[EXERCISE BRIEF]:
Go through the material and pull out every line with the string "this" in it.

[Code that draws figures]

>> BEGIN

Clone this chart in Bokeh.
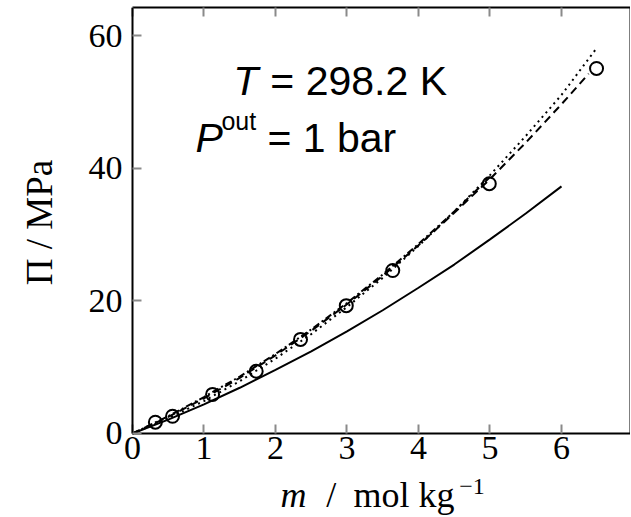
import math
from bokeh.plotting import figure
from bokeh.models import Range1d, LinearAxis, Label, FixedTicker
from bokeh.embed import file_html
from bokeh.resources import INLINE

# ---- data ----
m_exp = [0.32, 0.56, 1.12, 1.73, 2.35, 2.99, 3.64, 4.99, 6.49]
pi_exp = [1.7, 2.6, 5.9, 9.4, 14.2, 19.3, 24.6, 37.7, 55.1]

m_solid = [0, 0.5, 1, 1.5, 2, 2.5, 3, 3.5, 4, 4.5, 5, 5.5, 6]
pi_solid = [0, 2.1, 4.4, 6.9, 9.6, 12.4, 15.4, 18.6, 22.0, 25.5, 29.3, 33.2, 37.3]

m_dash = [0, 0.5, 1, 1.5, 2, 2.5, 3, 3.5, 4, 4.5, 5, 5.5, 6, 6.38]
pi_dash = [0, 2.5, 5.3, 8.4, 11.8, 15.5, 19.5, 23.8, 28.4, 33.3, 38.4, 43.9, 49.7, 54.3]

m_dot = [0, 0.5, 1, 1.5, 2, 2.5, 3, 3.5, 4, 4.5, 5, 5.5, 6, 6.48]
pi_dot = [0, 2.3, 4.9, 7.9, 11.3, 15.0, 19.1, 23.5, 28.3, 33.5, 39.0, 44.9, 51.1, 58.0]

m_dd = [0, 0.5, 1, 1.5, 2, 2.5, 3, 3.5, 4, 4.5, 5.0]
pi_dd = [0, 2.6, 5.5, 8.6, 12.0, 15.7, 19.7, 24.0, 28.6, 33.5, 38.7]

x_ticks = [0, 1, 2, 3, 4, 5, 6, 7]
y_ticks = [0, 20, 40, 60]

SERIF = "Liberation Serif"
SANS = "Liberation Sans"

X_MIN, X_MAX = -1.846, 6.965
Y_MIN, Y_MAX = -12.53, 64.3

p = figure(width=630, height=516, x_range=Range1d(X_MIN, X_MAX), y_range=Range1d(Y_MIN, Y_MAX),
           output_backend="svg", toolbar_location=None,
           min_border_left=0, min_border_right=0, min_border_top=7, min_border_bottom=0,
           x_axis_location=None, y_axis_location=None)
p.grid.visible = False
p.outline_line_color = None
p.background_fill_color = "white"
p.border_fill_color = "white"

def style_axis(ax, show_labels=True):
    ax.axis_line_color = "black"
    ax.axis_line_width = 2
    ax.major_tick_in = 9
    ax.major_tick_out = 0
    ax.major_tick_line_color = "#8a8a8a"
    ax.major_tick_line_width = 2
    ax.minor_tick_line_color = None
    if show_labels:
        ax.major_label_text_font = SERIF
        ax.major_label_text_font_size = "34px"
        ax.major_label_text_color = "black"
    else:
        ax.major_label_text_font_size = "1px"
        ax.major_label_text_color = None
        ax.major_label_standoff = 0

xb = LinearAxis(ticker=FixedTicker(ticks=x_ticks), fixed_location=0, bounds=(0, X_MAX))
style_axis(xb)
xb.major_label_standoff = 4
p.add_layout(xb, "below")

xt = LinearAxis(ticker=FixedTicker(ticks=x_ticks), bounds=(0, X_MAX))
style_axis(xt, show_labels=False)
p.add_layout(xt, "above")

yl = LinearAxis(ticker=FixedTicker(ticks=y_ticks), fixed_location=0, bounds=(0, Y_MAX))
style_axis(yl)
yl.major_label_standoff = 10
p.add_layout(yl, "left")

yr = LinearAxis(ticker=FixedTicker(ticks=y_ticks), fixed_location=X_MAX, bounds=(0, Y_MAX))
style_axis(yr, show_labels=False)
yr.major_tick_line_color = None
p.add_layout(yr, "right")

# curves
p.line(m_solid, pi_solid, line_color="black", line_width=2)
p.line(m_dash, pi_dash, line_color="black", line_width=2, line_dash="8 5")
p.line(m_dot, pi_dot, line_color="black", line_width=2, line_dash="2 4")
p.line(m_dd, pi_dd, line_color="black", line_width=2, line_dash="7 3 2 3")
p.scatter(m_exp, pi_exp, marker="circle", size=13, fill_color=None,
          line_color="black", line_width=2)

def lab(x, y, text, size, font=SANS, style="normal", xo=0, align="left", angle=0):
    p.add_layout(Label(x=x, y=y, text=text, x_offset=xo, angle=angle,
                       text_font=font, text_font_size=size,
                       text_font_style=style, text_color="black",
                       text_align=align, text_baseline="alphabetic"))

# annotation text
lab(1.41, 53.2, "T", "41px", style="italic")
lab(1.41, 53.2, "= 298.2 K", "41px", xo=37)
lab(0.88, 44.6, "P", "41px", style="italic")
lab(0.88, 47.1, "out", "25px", xo=26)
lab(0.88, 44.6, "= 1 bar", "41px", xo=72)

# axis titles
lab(-1.30, 31.85, "Π / MPa", "37px", font=SERIF, align="center", angle=math.pi / 2)
lab(2.07, -9.36, "m", "36px", font=SERIF, style="italic")
lab(2.71, -9.36, "/", "36px", font=SERIF)
lab(3.09, -9.36, "mol kg", "36px", font=SERIF)
lab(4.57, -8.06, "−1", "24px", font=SERIF)

open("out.html", "w").write(file_html(p, INLINE))
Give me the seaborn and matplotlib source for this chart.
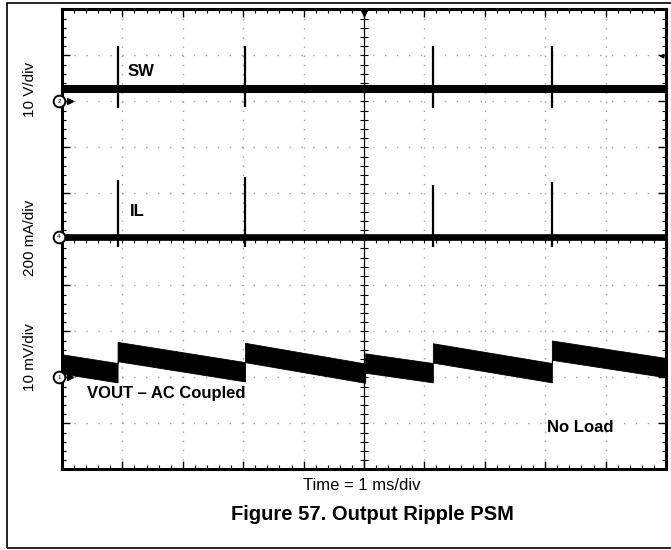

>> END

[EXERCISE SOLUTION]:
Clone this chart in Bokeh.
Give me the seaborn and matplotlib source for this chart.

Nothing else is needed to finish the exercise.